In April 2022, Plants vs. Zombies artist and character co-creator Rich Werner revealed that a Plants vs. Zombies animated feature film was previously pitched to DreamWorks Animation, with "a full script reading and a room full of concept art" by Peter Zaslav, with Werner listing out what the intended plot of the film had been in an interview that May.

===Web series===
In November 2011, the animation studio Dorkly began publishing a web series of animated Plants vs. Zombies shorts about the plants' personal lives on the lawn, informally known as Plants vs. Zombies vs. Dorkly. In October 2025, PopCap's parent company EA (Electronic Arts) began officially sponsoring new episodes of this web series from Dorkly to promote Plants vs. Zombies: Replanted, with the web series now considered an official entry in the franchise.

| No. | Title | Original release date |
| 1 | "Plants vs. Zombies: Wall-nut Gets Bitten" "Wall-nut Begs For His Life!" | November 28, 2011 |
The Twin Sunflowers argue to Peashooter that Wall-nut will soon turn into a zombie on being bitten without being fully eaten, and call for Peashooter to shoot him before he fully turns.

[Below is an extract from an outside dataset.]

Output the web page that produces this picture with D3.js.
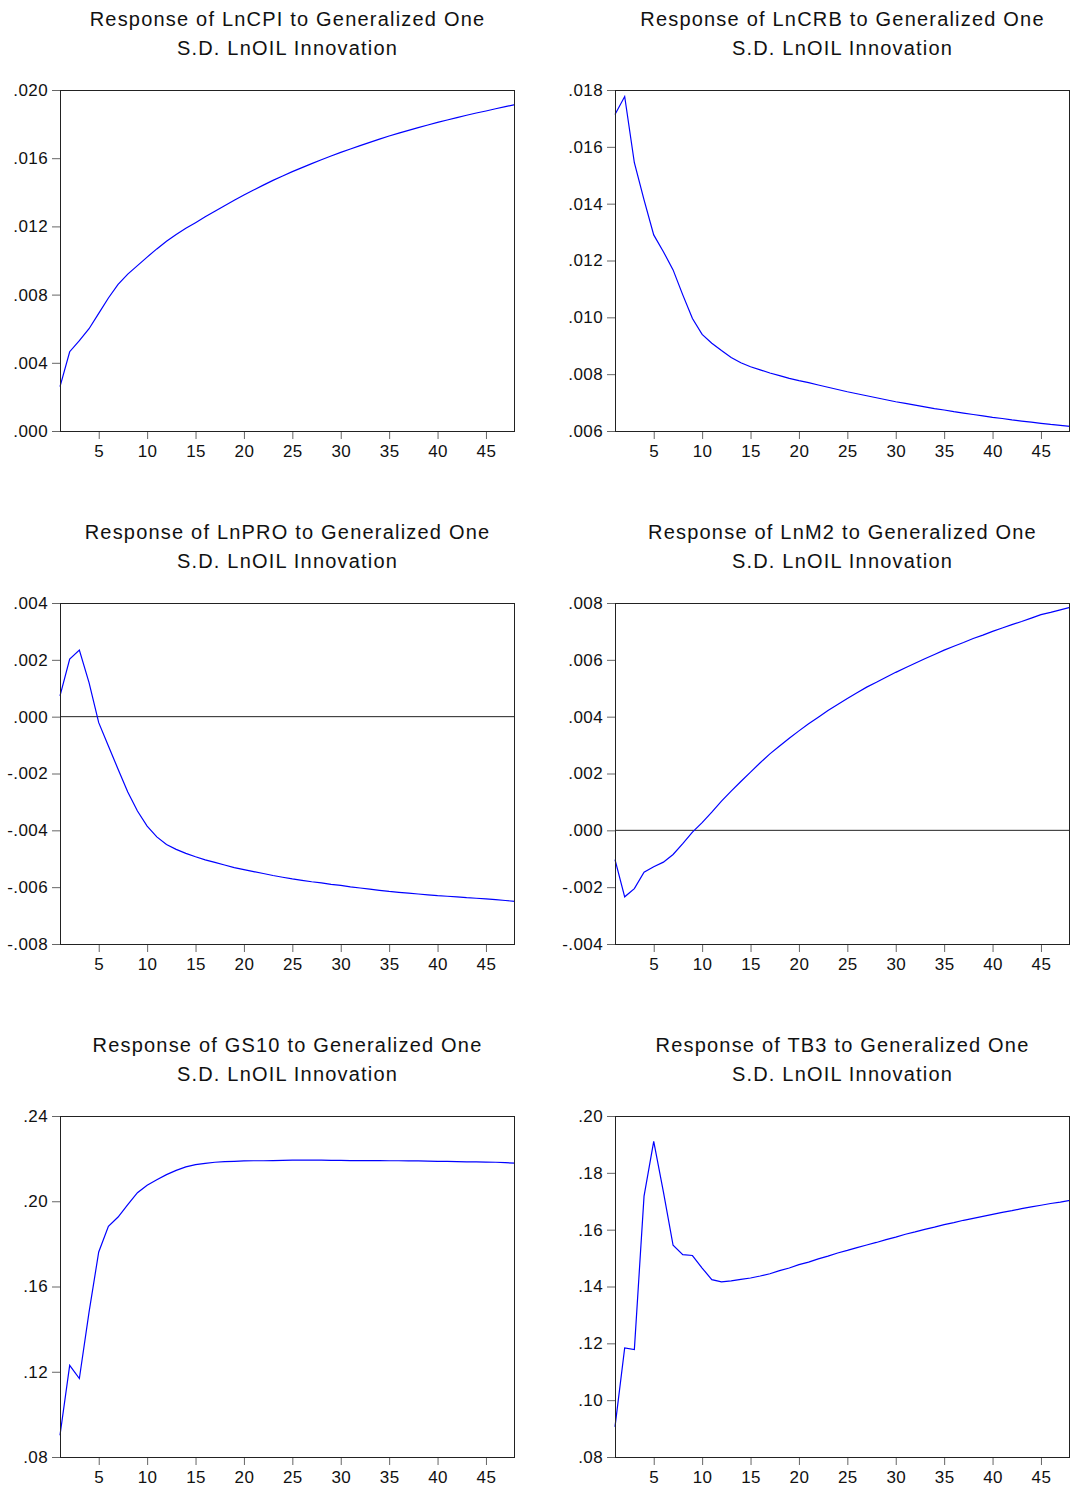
<!DOCTYPE html>
<html>
<head>
<meta charset="utf-8">
<script src="https://cdn.jsdelivr.net/npm/d3@7"></script>
<style>
  body { margin: 0; background: #fff; }
  svg { display: block; font-family: "Liberation Sans", Arial, sans-serif; }
</style>
</head>
<body>
<div id="chart"></div>
<script>
const periods = [1,2,3,4,5,6,7,8,9,10,11,12,13,14,15,16,17,18,19,20,21,22,23,24,
  25,26,27,28,29,30,31,32,33,34,35,36,37,38,39,40,41,42,43,44,45,46,47,48];
const xTicks = [5,10,15,20,25,30,35,40,45];

const lncpi = [.0026,.00465,.0053,.0060,.0069,.0078,.0086,.0092,.0097,.0102,
  .01068,.01113,.01153,.01189,.01222,.01256,.01289,.01321,.01353,.01384,
  .01413,.01442,.01470,.01496,.01521,.01545,.01568,.01591,.01613,.01634,
  .01654,.01674,.01693,.01712,.01730,.01747,.01763,.01779,.01795,.01810,
  .01824,.01838,.01852,.01865,.01877,.01890,.01902,.01914];

const lncrb = [.01714,.01777,.01544,.01413,.0129,.01231,.01167,.01079,.00996,.0094,
  .00909,.00883,.00859,.0084,.00826,.00815,.00804,.00795,.00785,.00777,
  .00770,.00762,.00754,.00746,.00738,.00731,.00724,.00717,.00710,.00703,
  .00697,.00691,.00685,.00679,.00674,.00668,.00663,.00658,.00653,.00648,
  .00644,.00639,.00635,.00631,.00627,.00623,.00620,.00616];

const lnpro = [.00073,.00203,.00234,.0012,-.00021,-.00103,-.00185,-.00265,-.00332,-.00385,
  -.00423,-.0045,-.00467,-.00481,-.00493,-.00504,-.00513,-.00522,-.00531,-.00538,
  -.00545,-.00552,-.00559,-.00565,-.00571,-.00576,-.00581,-.00585,-.00590,-.00594,
  -.00599,-.00603,-.00607,-.00611,-.00615,-.00618,-.00621,-.00624,-.00627,-.00630,
  -.00632,-.00634,-.00637,-.00639,-.00641,-.00644,-.00647,-.00650];

const lnm2 = [-.00103,-.00234,-.00205,-.00147,-.00128,-.00112,-.00085,-.00047,-.00006,.00027,
  .00064,.00103,.00138,.00172,.00205,.00238,.00269,.00297,.00324,.0035,
  .00375,.00398,.00422,.00443,.00464,.00484,.00504,.00521,.00539,.00556,
  .00572,.00588,.00604,.00619,.00634,.00648,.00661,.00675,.00687,.007,
  .00712,.00724,.00735,.00747,.00759,.00767,.00776,.00785];

const gs10 = [.0902,.123,.1168,.148,.1762,.1882,.1926,.1984,.204,.2075,
  .2101,.2125,.2145,.2161,.2172,.2178,.2183,.2186,.2187,.2189,
  .2190,.2190,.2191,.2192,.2193,.2193,.2193,.2193,.2192,.2192,
  .2191,.2191,.2191,.2191,.2190,.2190,.2189,.2189,.2188,.2187,
  .2187,.2186,.2185,.2185,.2184,.2183,.2181,.2179];

const tb3 = [.0906,.1184,.1178,.1718,.1911,.1733,.1545,.1512,.1509,.1465,
  .1424,.1416,.142,.1425,.143,.1437,.1445,.1456,.1465,.1477,
  .1486,.1497,.1507,.1518,.1527,.1537,.1546,.1555,.1565,.1574,
  .1584,.1592,.1601,.1609,.1618,.1625,.1633,.1640,.1647,.1654,
  .1661,.1667,.1674,.1680,.1686,.1692,.1697,.1703];

const titles = [
  ["Response of LnCPI to Generalized One", "S.D. LnOIL Innovation"],
  ["Response of LnCRB to Generalized One", "S.D. LnOIL Innovation"],
  ["Response of LnPRO to Generalized One", "S.D. LnOIL Innovation"],
  ["Response of LnM2 to Generalized One", "S.D. LnOIL Innovation"],
  ["Response of GS10 to Generalized One", "S.D. LnOIL Innovation"],
  ["Response of TB3 to Generalized One", "S.D. LnOIL Innovation"]
];

const yTicks = [
  [0, .004, .008, .012, .016, .020],
  [.006, .008, .010, .012, .014, .016, .018],
  [-.008, -.006, -.004, -.002, 0, .002, .004],
  [-.004, -.002, 0, .002, .004, .006, .008],
  [.08, .12, .16, .20, .24],
  [.08, .10, .12, .14, .16, .18, .20]
];
const yDigits = [3, 3, 3, 3, 2, 2];
const series = [lncpi, lncrb, lnpro, lnm2, gs10, tb3];
const zeroLine = [false, false, true, true, false, false];

const width = 1070, height = 1490;
const colX = [60, 615];
const rowY = [90, 603, 1116];
const boxW = 455, boxH = 341;

const svg = d3.select('#chart').append('svg')
  .attr('width', width)
  .attr('height', height);

function fmt(digits) {
  return v => {
    const s = Math.abs(v).toFixed(digits).replace(/^0/, '');
    return (v < -1e-12 ? '-' : '') + s;
  };
}

series.forEach((values, i) => {
  const left = colX[i % 2];
  const top = rowY[Math.floor(i / 2)];
  const ticks = yTicks[i];

  const x = d3.scaleLinear().domain([1, 48]).range([left, left + boxW]);
  const y = d3.scaleLinear().domain([ticks[0], ticks[ticks.length - 1]]).range([top + boxH, top]);

  const g = svg.append('g');

  // title
  const t = g.append('text')
    .attr('text-anchor', 'middle')
    .attr('font-size', 20)
    .attr('letter-spacing', 1.2)
    .attr('fill', '#111');
  titles[i].forEach((line, k) => {
    t.append('tspan')
      .attr('x', left + boxW / 2)
      .attr('y', top - 64 + k * 29)
      .text(line);
  });

  // axes
  const ya = g.append('g')
    .attr('transform', `translate(${left},0)`)
    .call(d3.axisLeft(y).tickValues(ticks).tickFormat(fmt(yDigits[i])).tickSize(8).tickPadding(4));
  const xa = g.append('g')
    .attr('transform', `translate(0,${top + boxH})`)
    .call(d3.axisBottom(x).tickValues(xTicks).tickFormat(d3.format('d')).tickSize(8).tickPadding(6));
  [ya, xa].forEach(a => {
    a.select('.domain').remove();
    a.selectAll('line').attr('stroke', '#666');
    a.selectAll('text')
      .attr('font-size', 17)
      .attr('letter-spacing', 0.4)
      .attr('fill', '#111')
      .style('font-family', '"Liberation Sans", Arial, sans-serif');
  });

  if (zeroLine[i]) {
    g.append('line')
      .attr('x1', left).attr('x2', left + boxW)
      .attr('y1', y(0)).attr('y2', y(0))
      .attr('stroke', '#222').attr('stroke-width', 1);
  }

  g.append('path')
    .datum(values)
    .attr('fill', 'none')
    .attr('stroke', '#0000ff')
    .attr('stroke-width', 1.2)
    .attr('d', d3.line().x((d, j) => x(periods[j])).y(d => y(d)));

  g.append('rect')
    .attr('x', left + 0.5).attr('y', top + 0.5)
    .attr('width', boxW - 1).attr('height', boxH)
    .attr('fill', 'none')
    .attr('stroke', '#222')
    .attr('stroke-width', 1);
});
</script>
</body>
</html>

| 2 | "Plants vs. Zombies vs' The Last of Us' CLICKERS!!!" | January 10, 2025 |
The plants find themselves besieged by the clickers from The Last of Us instead of their usual batch of zombies.
| 3 | "The Worst Strategy in Plants vs. Zombies" | January 31, 2025 |
The plants find themselves dealing with placement strategy issues with the guy from the house.
| 4 | "Plants vs. Zombies vs. Five Nights at Freddy's" "Plants vs. FNaF" | March 28, 2025 |
Over the night shift, a tired skeleton crew of plants find themselves besieged by an animatronic moving only when unobserved while waiting for reinforcements coming in the morning.
| 5 | "Do Zombies Have Feelings?" "The Most Dramatic Death!" | May 30, 2025 |
The plants observe from a distance as an emotional zombie bomb squad attempt to save a zombie from a Potato Mine.
| 6 | "Plants vs. Zombies: Wall-nut's Monster" | October 28, 2025 |
Wall-nut and Peashooter host a pumpkin paint-off, before unwittingly creating monsters out of their creations.
| 7 | "Plants vs. Zombies: The Battle of Feastivus!" "Zombie Santa" | December 25, 2025 |
The zombies celebrate the arrival of Zombie Santa at Feastivus, who brings them a gift of brains, before he is suddenly besieged by plants, who are saved by Crazy Dave after being overwhelmed by Zombie Santa's forces.
| 8 | "3 New Terrible Zombies" | January 30, 2026 |
Dr. Zomboss unleashes three new varieties of zombie: the incredibly tall Zombius longus, the "undead zombie" (actually a living accountant named Carl), and the truly unstoppable "Zombie Karen", who Sunflower unleashes the piranha-like Veggie Burger Slider, who eats Zombie Karen before launching himself at Dr. Zomboss.
| 9 | "Plants vs. Zombies: MORE terrible strategies" | February 27, 2026 |
Sunflower deals with more terrible strategies from his fellow plants, these ones courtesy of themselves.
| 10 | "Plants vs. Zombies: If Zombies Controlled The World" | March 27, 2026 |
Dr. Zomboss developed a reality-warping Z-Pad, which he has his soldiers use to do things like make Peashooters shoot brains, drop a giant jalapeño on the roof, turn off the sun, and unleash monsters, before arguing amongst themselves and accidentally giving the Z-Pad to a Peashooter, who uses it to defeat the zombies and give himself a moustache.
| 11 | "Corn-Fetti Popper vs. Zombies... But It's a Party?" | May 15, 2026 |
Celebrating the seventeenth anniversary of Plants vs. Zombies, Corn-Fetti Popper starts "party-o'clock" between the plants and zombies, Peashooter refusing to take part in a rap battle with the zombies before convincing Corn-Fetti Popper to take out Dr. Zomboss.